How iRhythm sought to outdo the old-school Holter monitor

iRhythm is changing the game in a heart rhythm monitoring space that has been dominated […]

iRhythm is changing the game in a heart rhythm monitoring space that has been dominated for years by the Holter Monitor. Here’s how.

About 14 years ago, when Mark Day was interviewing at iRhythm, he could see the unmet needs that a project out of Stanford’s Biodesign program addressed.

While that was a start, there was still a way to go for what would become a massive disruptor in electrocardiograph monitoring and AFib detection.

“While the design and idea was very compelling — and even 14 years later we’re doing very much what that idea was and have brought it to life and are changing the standard of care as a result — the reality was that it was a hockey puck that never would have adhered very long to the chest. It was very much a concept,” Day, who is now iRhythm’s EVP of R&D, told Medical Design & Outsourcing. “Our challenge as medical device professionals was to figure out how to take this concept that was a great idea but was not obviously directly useful and have it iterated into something that could be impactful.”

By 2010, the company launched the first generation of its Zio platform for cardiac monitoring. While Day said it was effective, it remained that it was “very much” a first-generation offering with plenty of room to grow. These days, iRhythm is challenging the traditional Holder monitor with its next-gen Zio XT with a new and improved design of its flagship wearable Zio monitor and updated artificial intelligence (AI) capabilities. FDA cleared the changes in May. 

The idea behind the Zio XT is increased adherence and better patient comfort. The patient shouldn’t even know they’re wearing the miniaturized device, including during events like exercise, showering and sleeping, according to Day. On top of the size and weight — approximately 50% lighter than the previous iteration — the device includes a breathable, waterproof outer layer and a “stay-put” adhesive with a flexible design for secure attachment on the left side of the chest.

A traditional Holter monitor can stay on a person for up to seven days, but it requires battery changing, electrode and wire removal and more. Day thinks the Zio XT offers something much more comfortable.

“We’ve created a very patient-compliant form factor that can be worn continuously, and that’s the goal,” Day said. “The patient doesn’t need to interact with the device over the 14 days. They don’t need to recharge it, change batteries or otherwise. That is what the result of patient compliance is. For Holter monitors, it’s very much more a burden on the patient.”

Zio XT yields 98% analyzable data over the two-week wear time, which Day says works out to approximately 1.5 million heartbeats for most patients. The next step — although it “doesn’t sound very digital health,” according to Day — is to mail the device back to iRhythm, where the company will analyze the data.

The recording amounts to about half of one gigabyte of data. The burden of transferring that data is not something the company wants to put on its customers, with a median age of 65 in the patient demographic. Day said the simplest thing, which demonstrates a “remarkably high” compliance, is putting the device in the mailbox.

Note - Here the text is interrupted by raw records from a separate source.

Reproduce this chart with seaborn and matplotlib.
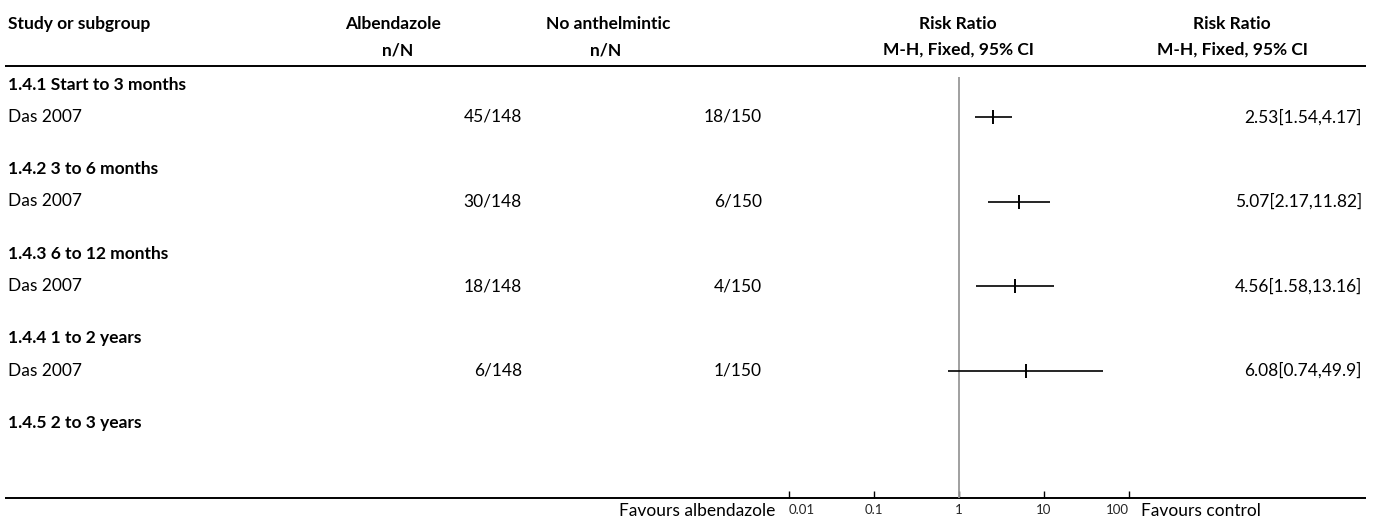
import matplotlib
matplotlib.use("Agg")
import matplotlib.pyplot as plt
import seaborn as sns
import pandas as pd

sns.set_theme(style="white")
plt.rcParams["font.family"] = ["Lato", "DejaVu Sans"]

# ---- data ----
subgroups = ["1.4.1 Start to 3 months", "1.4.2 3 to 6 months", "1.4.3 6 to 12 months",
             "1.4.4 1 to 2 years", "1.4.5 2 to 3 years"]
studies = ["Das 2007", "Das 2007", "Das 2007", "Das 2007"]
albendazole = ["45/148", "30/148", "18/148", "6/148"]
control = ["18/150", "6/150", "4/150", "1/150"]
rr = [2.53, 5.07, 4.56, 6.08]
ci_low = [1.54, 2.17, 1.58, 0.74]
ci_high = [4.17, 11.82, 13.16, 49.9]
ticks = [0.01, 0.1, 1, 10, 100]
tick_labels = ["0.01", "0.1", "1", "10", "100"]

W, H = 1375, 519
fig = plt.figure(figsize=(W / 100, H / 100), dpi=100)

# background axes in pixel coordinates for the table text and rules
bg = fig.add_axes([0, 0, 1, 1])
bg.set_xlim(0, W)
bg.set_ylim(H, 0)
bg.axis("off")

TOP, BOTTOM = 66, 498
X0, X1 = 789, 1129          # pixel span of 0.01 .. 100
HDR0, STEP, SUB = 85, 84.5, 32
LEFT = 8

fs = 12.5
bold = dict(fontsize=fs, fontweight="bold", color="black", va="center")
norm = dict(fontsize=fs, color="black", va="center")

# header
bg.text(LEFT, 24, "Study or subgroup", ha="left", **bold)
bg.text(393, 24, "Albendazole", ha="center", **bold)
bg.text(398, 50, "n/N", ha="center", **bold)
bg.text(608, 24, "No anthelmintic", ha="center", **bold)
bg.text(606, 50, "n/N", ha="center", **bold)
bg.text(958, 24, "Risk Ratio", ha="center", **bold)
bg.text(958, 50, "M-H, Fixed, 95% CI", ha="center", **bold)
bg.text(1232, 24, "Risk Ratio", ha="center", **bold)
bg.text(1232, 50, "M-H, Fixed, 95% CI", ha="center", **bold)

bg.plot([5, 1366], [TOP, TOP], color="black", lw=1.4, solid_capstyle="butt")
bg.plot([5, 1366], [BOTTOM, BOTTOM], color="black", lw=1.4, solid_capstyle="butt")

for i, name in enumerate(subgroups):
    bg.text(LEFT, HDR0 + STEP * i, name, ha="left", **bold)

for i, s in enumerate(studies):
    y = HDR0 + STEP * i + SUB
    bg.text(LEFT, y, s, ha="left", **norm)
    bg.text(522, y, albendazole[i], ha="right", **norm)
    bg.text(762, y, control[i], ha="right", **norm)
    bg.text(1362, y, f"{rr[i]:g}[{ci_low[i]:g},{ci_high[i]:g}]", ha="right", **norm)

bg.text(775, 511, "Favours albendazole", ha="right", **norm)
bg.text(1141, 511, "Favours control", ha="left", **norm)

# forest plot axes
ax = fig.add_axes([X0 / W, (H - BOTTOM) / H, (X1 - X0) / W, (BOTTOM - TOP) / H])
ax.patch.set_alpha(0)
ax.set_xscale("log")
ax.set_xlim(0.01, 100)
ax.set_ylim(BOTTOM, TOP)
for side in ["top", "right", "left", "bottom"]:
    ax.spines[side].set_visible(False)

df = pd.DataFrame({
    "rr": rr, "lo": ci_low, "hi": ci_high,
    "y": [HDR0 + STEP * i + SUB for i in range(len(rr))],
})

ax.vlines(1, 77, BOTTOM, color="#999999", lw=1.3, zorder=1)
ax.hlines(df["y"], df["lo"], df["hi"], color="black", lw=1.2, zorder=2)
sns.scatterplot(data=df, x="rr", y="y", marker="|", s=90, color="black",
                linewidth=1.4, ax=ax, zorder=3, legend=False)

ax.set_xticks(ticks)
ax.set_xticklabels(tick_labels)
ax.xaxis.set_minor_locator(matplotlib.ticker.NullLocator())
ax.tick_params(axis="x", direction="in", length=5, width=1, color="black",
               labelsize=9.5, pad=4, bottom=True)
labels = ax.get_xticklabels()
labels[0].set_ha("left")
labels[-1].set_ha("right")
ax.set_yticks([])
ax.set_xlabel("")
ax.set_ylabel("")

fig.savefig("out.png", dpi=100)
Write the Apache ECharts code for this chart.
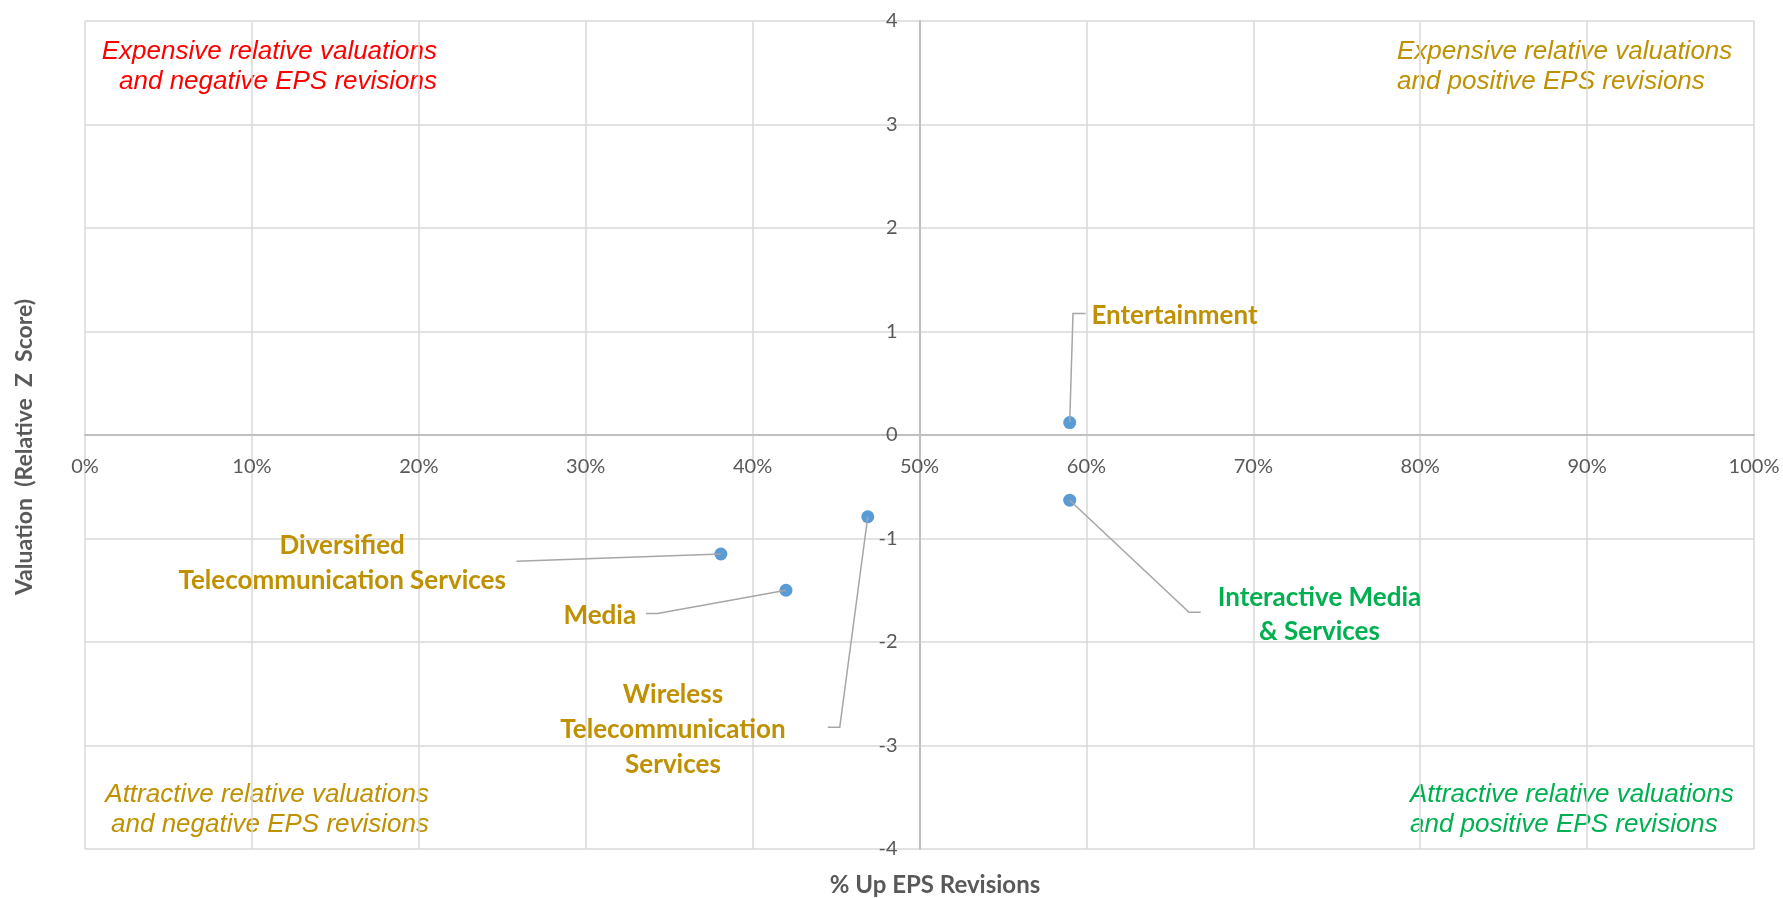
<!DOCTYPE html>
<html>
<head>
<meta charset="utf-8">
<title>Valuation vs % Up EPS Revisions</title>
<script src="https://cdn.jsdelivr.net/npm/echarts@6/dist/echarts.min.js"></script>
<style>
  html, body { margin: 0; padding: 0; background: #ffffff; }
  #chart { width: 1783px; height: 898px; }
</style>
</head>
<body>
<div id="chart"></div>
<script>
// Industry groups and their readings
const industries = [
  'Entertainment',
  'Interactive Media\n& Services',
  'Wireless\nTelecommunication\nServices',
  'Diversified\nTelecommunication Services',
  'Media'
];
const pctUpRevisions = [59.0, 59.0, 46.9, 38.1, 42.0];   // % Up EPS Revisions
const relativeZScore = [0.12, -0.63, -0.79, -1.15, -1.50]; // Valuation (Relative Z Score)

// Axis ticks
const xTicks = { min: 0, max: 100, step: 10 };
const yTicks = { min: -4, max: 4, step: 1 };

// Colours
const GOLD = '#BF9000';
const GREEN = '#00B050';
const RED = '#FF0000';
const AXIS_TEXT = '#595959';

// Callout placement per point, in pixels relative to the marker:
// leader polyline points, label anchor, alignment, colour, line height
const callouts = [
  { path: [[3.3, -109], [16, -109]], at: [21.7, -106.6], align: 'left', color: GOLD, lh: 34 },
  { path: [[119.3, 112], [131, 112]], at: [249.7, 114], align: 'center', color: GREEN, lh: 34 },
  { path: [[-28, 210.4], [-40, 210.4]], at: [-194.8, 212.4], align: 'center', color: GOLD, lh: 35 },
  { path: [[-204.4, 7.3]], at: [-378.7, 9.2], align: 'center', color: GOLD, lh: 35 },
  { path: [[-128.4, 23.3], [-140, 23.3]], at: [-186.2, 25], align: 'center', color: GOLD, lh: 34 }
];

const points = pctUpRevisions.map((x, i) => [x, relativeZScore[i]]);

const GRID = { left: 85, right: 29, top: 21, bottom: 49 };
const plotWidth = 1783 - GRID.left - GRID.right;
const plotHeight = 898 - GRID.top - GRID.bottom;

// The axes cross in the middle of the plot: x axis at 0, y axis at 50%
const xAxisShift = -plotHeight * (0 - yTicks.min) / (yTicks.max - yTicks.min);
const yAxisShift = -plotWidth * (50 - xTicks.min) / (xTicks.max - xTicks.min);

const quadrantFont = 'italic 26px "Liberation Sans", Arial, sans-serif';

const chart = echarts.init(document.getElementById('chart'), null, { renderer: 'canvas' });

chart.setOption({
  backgroundColor: '#ffffff',
  animation: false,
  grid: GRID,
  xAxis: {
    type: 'value',
    min: xTicks.min,
    max: xTicks.max,
    interval: xTicks.step,
    position: 'bottom',
    offset: xAxisShift,
    axisLine: { show: true, onZero: false, lineStyle: { color: '#BFBFBF', width: 2 } },
    axisTick: { show: false },
    axisLabel: {
      formatter: '{value}%',
      color: AXIS_TEXT,
      fontFamily: 'Lato',
      fontSize: 20,
      margin: 22
    },
    splitLine: { show: true, lineStyle: { color: '#D9D9D9', width: 1.5 } }
  },
  yAxis: {
    type: 'value',
    min: yTicks.min,
    max: yTicks.max,
    interval: yTicks.step,
    position: 'left',
    offset: yAxisShift,
    axisLine: { show: true, onZero: false, lineStyle: { color: '#BFBFBF', width: 2 } },
    axisTick: { show: false },
    axisLabel: {
      color: AXIS_TEXT,
      fontFamily: 'Lato',
      fontSize: 20,
      margin: 22
    },
    splitLine: { show: true, lineStyle: { color: '#D9D9D9', width: 1.5 } }
  },
  graphic: [
    {
      type: 'text', x: 25, y: 447, rotation: Math.PI / 2,
      style: {
        text: 'Valuation  (Relative  Z  Score)',
        fill: AXIS_TEXT, font: 'bold 23px Lato',
        align: 'center', verticalAlign: 'middle'
      }
    },
    {
      type: 'text', x: 935, y: 885,
      style: {
        text: '% Up EPS Revisions',
        fill: AXIS_TEXT, font: 'bold 24px Lato',
        align: 'center', verticalAlign: 'middle'
      }
    },
    {
      type: 'text', x: 437, y: 67,
      style: {
        text: 'Expensive relative valuations\nand negative EPS revisions',
        fill: RED, font: quadrantFont, lineHeight: 30,
        align: 'right', verticalAlign: 'middle'
      }
    },
    {
      type: 'text', x: 1397, y: 67,
      style: {
        text: 'Expensive relative valuations\nand positive EPS revisions',
        fill: GOLD, font: quadrantFont, lineHeight: 30,
        align: 'left', verticalAlign: 'middle'
      }
    },
    {
      type: 'text', x: 429, y: 810,
      style: {
        text: 'Attractive relative valuations\nand negative EPS revisions',
        fill: GOLD, font: quadrantFont, lineHeight: 30,
        align: 'right', verticalAlign: 'middle'
      }
    },
    {
      type: 'text', x: 1410, y: 810,
      style: {
        text: 'Attractive relative valuations\nand positive EPS revisions',
        fill: GREEN, font: quadrantFont, lineHeight: 30,
        align: 'left', verticalAlign: 'middle'
      }
    }
  ],
  series: [
    {
      name: 'Industries',
      type: 'scatter',
      data: points,
      symbol: 'circle',
      symbolSize: 13,
      itemStyle: { color: '#5B9BD5', opacity: 1 },
      z: 3
    },
    {
      name: 'Callouts',
      type: 'custom',
      data: points,
      z: 4,
      silent: true,
      renderItem: function (params, api) {
        const i = params.dataIndex;
        const c = callouts[i];
        const p = api.coord([api.value(0), api.value(1)]);
        const pts = [p].concat(c.path.map(o => [p[0] + o[0], p[1] + o[1]]));
        return {
          type: 'group',
          children: [
            {
              type: 'polyline',
              shape: { points: pts },
              style: { stroke: '#A6A6A6', lineWidth: 1.5, fill: null }
            },
            {
              type: 'text',
              x: p[0] + c.at[0],
              y: p[1] + c.at[1],
              style: {
                text: industries[i],
                fill: c.color,
                font: 'bold 26px Lato',
                lineHeight: c.lh,
                align: c.align,
                verticalAlign: 'middle'
              }
            }
          ]
        };
      }
    }
  ]
});
</script>
</body>
</html>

Holter monitors are delivered back to providers and cleaned before being passed on to the next patient. In contrast, the Zio XT’s patient-facing components are discarded, and the printed circuit board is reused.

“Because [Holter monitors] are like capital assets that get lost, broken and are fairly expensive to replace — and we’ve done clinical studies on this — we’ve seen backlogs of up to months for patients waiting to get on what is essentially an asset,” Day said. “What we’ve created is more of a single-use diagnostic service where we stock the Zio XT product in the account more as a consignment type of model, and they just use it as they need it. That’s resulted in a pretty tremendous improvement in terms of the acknowledgment of the prescription or otherwise to the actual delivery of the report.”

Day said the Holter monitor does hold the advantage over Zio XT in that it offers wider wire placement with more vectors to help with monitoring. However, the iRhythm executive likened the head-to-head between the platforms to a football game in which you can opt for three camera views for one quarter (Holter) or one camera for the entire game (Zio XT).

The company sees that, even in patients whose frequent symptoms might find a Holter more valuable in providing diagnostics, the two-week wear time gives a “much more diagnostically capable view” of what’s going on with a patient’s heart rhythm. Day said that Zio often doesn’t just find one arrhythmia causing the symptom but multiple arrhythmias interacting with that symptom, leading to different treatments.

“From the time it’s activated, either in the clinic or the home environment, [Zio] simply just records ECG,” Day said. “The Zio XT does not analyze in real-time; it just focuses on making sure we create a diagnostically complete and accurate recording of what happens over the patient’s electrophysiology experience over two weeks. In that, we’ve created a diagnostic service that really meets this unmet need.”